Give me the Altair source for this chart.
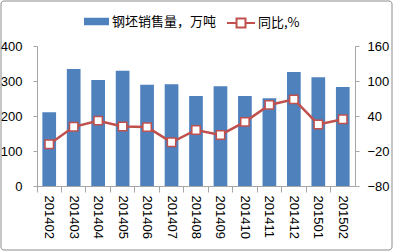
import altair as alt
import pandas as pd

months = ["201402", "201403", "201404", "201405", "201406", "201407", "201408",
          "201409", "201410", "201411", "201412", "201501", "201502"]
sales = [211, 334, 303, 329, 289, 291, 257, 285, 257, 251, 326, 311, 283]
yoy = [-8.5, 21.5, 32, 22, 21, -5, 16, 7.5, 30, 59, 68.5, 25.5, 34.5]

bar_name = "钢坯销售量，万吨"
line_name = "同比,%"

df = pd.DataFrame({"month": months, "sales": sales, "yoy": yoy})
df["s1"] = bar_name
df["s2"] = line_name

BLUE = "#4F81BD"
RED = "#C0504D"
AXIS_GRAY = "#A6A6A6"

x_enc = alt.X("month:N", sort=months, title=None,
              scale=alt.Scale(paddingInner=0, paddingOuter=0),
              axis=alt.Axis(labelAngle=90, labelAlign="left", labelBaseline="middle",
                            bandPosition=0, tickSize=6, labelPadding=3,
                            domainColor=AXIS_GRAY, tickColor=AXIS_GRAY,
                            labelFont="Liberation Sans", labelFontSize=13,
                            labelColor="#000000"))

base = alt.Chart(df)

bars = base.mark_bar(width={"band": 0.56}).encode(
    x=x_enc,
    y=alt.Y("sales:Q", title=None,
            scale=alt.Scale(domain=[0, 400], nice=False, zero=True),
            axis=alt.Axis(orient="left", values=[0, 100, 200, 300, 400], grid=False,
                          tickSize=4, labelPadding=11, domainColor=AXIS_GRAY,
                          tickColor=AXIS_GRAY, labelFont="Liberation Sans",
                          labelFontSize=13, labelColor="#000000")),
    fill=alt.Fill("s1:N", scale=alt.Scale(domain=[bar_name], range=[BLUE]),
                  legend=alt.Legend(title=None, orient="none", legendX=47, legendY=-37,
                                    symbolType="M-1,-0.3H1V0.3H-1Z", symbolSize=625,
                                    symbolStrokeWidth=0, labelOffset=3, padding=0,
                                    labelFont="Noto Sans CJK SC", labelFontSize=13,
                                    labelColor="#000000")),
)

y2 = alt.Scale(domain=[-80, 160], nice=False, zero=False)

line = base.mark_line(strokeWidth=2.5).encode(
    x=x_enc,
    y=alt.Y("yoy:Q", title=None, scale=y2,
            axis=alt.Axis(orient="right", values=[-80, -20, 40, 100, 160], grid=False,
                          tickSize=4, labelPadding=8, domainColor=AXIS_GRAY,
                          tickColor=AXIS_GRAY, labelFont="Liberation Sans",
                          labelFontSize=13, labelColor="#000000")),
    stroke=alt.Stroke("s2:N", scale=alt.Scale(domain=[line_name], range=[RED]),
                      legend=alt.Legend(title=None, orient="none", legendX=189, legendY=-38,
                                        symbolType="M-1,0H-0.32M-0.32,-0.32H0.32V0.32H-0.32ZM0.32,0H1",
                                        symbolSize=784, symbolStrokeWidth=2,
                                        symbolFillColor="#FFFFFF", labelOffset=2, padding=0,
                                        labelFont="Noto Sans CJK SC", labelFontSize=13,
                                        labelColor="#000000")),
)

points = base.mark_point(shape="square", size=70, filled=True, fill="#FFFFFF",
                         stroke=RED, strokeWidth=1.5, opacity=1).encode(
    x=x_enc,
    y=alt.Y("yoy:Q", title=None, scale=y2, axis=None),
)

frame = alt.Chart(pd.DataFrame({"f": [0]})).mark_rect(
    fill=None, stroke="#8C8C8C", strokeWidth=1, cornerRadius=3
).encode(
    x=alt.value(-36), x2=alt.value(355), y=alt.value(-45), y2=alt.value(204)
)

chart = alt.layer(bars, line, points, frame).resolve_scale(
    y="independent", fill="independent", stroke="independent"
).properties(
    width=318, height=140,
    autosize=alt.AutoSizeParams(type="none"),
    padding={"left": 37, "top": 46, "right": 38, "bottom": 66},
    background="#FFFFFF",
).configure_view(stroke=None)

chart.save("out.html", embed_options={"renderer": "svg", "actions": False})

··········

Leave the pictures out and copy the rest of the data exactly.

*Answer to the exercise*.
Give me the Altair source for this chart.
import altair as alt
import pandas as pd

months = ["201402", "201403", "201404", "201405", "201406", "201407", "201408",
          "201409", "201410", "201411", "201412", "201501", "201502"]
sales = [211, 334, 303, 329, 289, 291, 257, 285, 257, 251, 326, 311, 283]
yoy = [-8.5, 21.5, 32, 22, 21, -5, 16, 7.5, 30, 59, 68.5, 25.5, 34.5]

bar_name = "钢坯销售量，万吨"
line_name = "同比,%"

df = pd.DataFrame({"month": months, "sales": sales, "yoy": yoy})
df["s1"] = bar_name
df["s2"] = line_name

BLUE = "#4F81BD"
RED = "#C0504D"
AXIS_GRAY = "#A6A6A6"

x_enc = alt.X("month:N", sort=months, title=None,
              scale=alt.Scale(paddingInner=0, paddingOuter=0),
              axis=alt.Axis(labelAngle=90, labelAlign="left", labelBaseline="middle",
                            bandPosition=0, tickSize=6, labelPadding=3,
                            domainColor=AXIS_GRAY, tickColor=AXIS_GRAY,
                            labelFont="Liberation Sans", labelFontSize=13,
                            labelColor="#000000"))

base = alt.Chart(df)

bars = base.mark_bar(width={"band": 0.56}).encode(
    x=x_enc,
    y=alt.Y("sales:Q", title=None,
            scale=alt.Scale(domain=[0, 400], nice=False, zero=True),
            axis=alt.Axis(orient="left", values=[0, 100, 200, 300, 400], grid=False,
                          tickSize=4, labelPadding=11, domainColor=AXIS_GRAY,
                          tickColor=AXIS_GRAY, labelFont="Liberation Sans",
                          labelFontSize=13, labelColor="#000000")),
    fill=alt.Fill("s1:N", scale=alt.Scale(domain=[bar_name], range=[BLUE]),
                  legend=alt.Legend(title=None, orient="none", legendX=47, legendY=-37,
                                    symbolType="M-1,-0.3H1V0.3H-1Z", symbolSize=625,
                                    symbolStrokeWidth=0, labelOffset=3, padding=0,
                                    labelFont="Noto Sans CJK SC", labelFontSize=13,
                                    labelColor="#000000")),
)

y2 = alt.Scale(domain=[-80, 160], nice=False, zero=False)

line = base.mark_line(strokeWidth=2.5).encode(
    x=x_enc,
    y=alt.Y("yoy:Q", title=None, scale=y2,
            axis=alt.Axis(orient="right", values=[-80, -20, 40, 100, 160], grid=False,
                          tickSize=4, labelPadding=8, domainColor=AXIS_GRAY,
                          tickColor=AXIS_GRAY, labelFont="Liberation Sans",
                          labelFontSize=13, labelColor="#000000")),
    stroke=alt.Stroke("s2:N", scale=alt.Scale(domain=[line_name], range=[RED]),
                      legend=alt.Legend(title=None, orient="none", legendX=189, legendY=-38,
                                        symbolType="M-1,0H-0.32M-0.32,-0.32H0.32V0.32H-0.32ZM0.32,0H1",
                                        symbolSize=784, symbolStrokeWidth=2,
                                        symbolFillColor="#FFFFFF", labelOffset=2, padding=0,
                                        labelFont="Noto Sans CJK SC", labelFontSize=13,
                                        labelColor="#000000")),
)

points = base.mark_point(shape="square", size=70, filled=True, fill="#FFFFFF",
                         stroke=RED, strokeWidth=1.5, opacity=1).encode(
    x=x_enc,
    y=alt.Y("yoy:Q", title=None, scale=y2, axis=None),
)

frame = alt.Chart(pd.DataFrame({"f": [0]})).mark_rect(
    fill=None, stroke="#8C8C8C", strokeWidth=1, cornerRadius=3
).encode(
    x=alt.value(-36), x2=alt.value(355), y=alt.value(-45), y2=alt.value(204)
)

chart = alt.layer(bars, line, points, frame).resolve_scale(
    y="independent", fill="independent", stroke="independent"
).properties(
    width=318, height=140,
    autosize=alt.AutoSizeParams(type="none"),
    padding={"left": 37, "top": 46, "right": 38, "bottom": 66},
    background="#FFFFFF",
).configure_view(stroke=None)

chart.save("out.html", embed_options={"renderer": "svg", "actions": False})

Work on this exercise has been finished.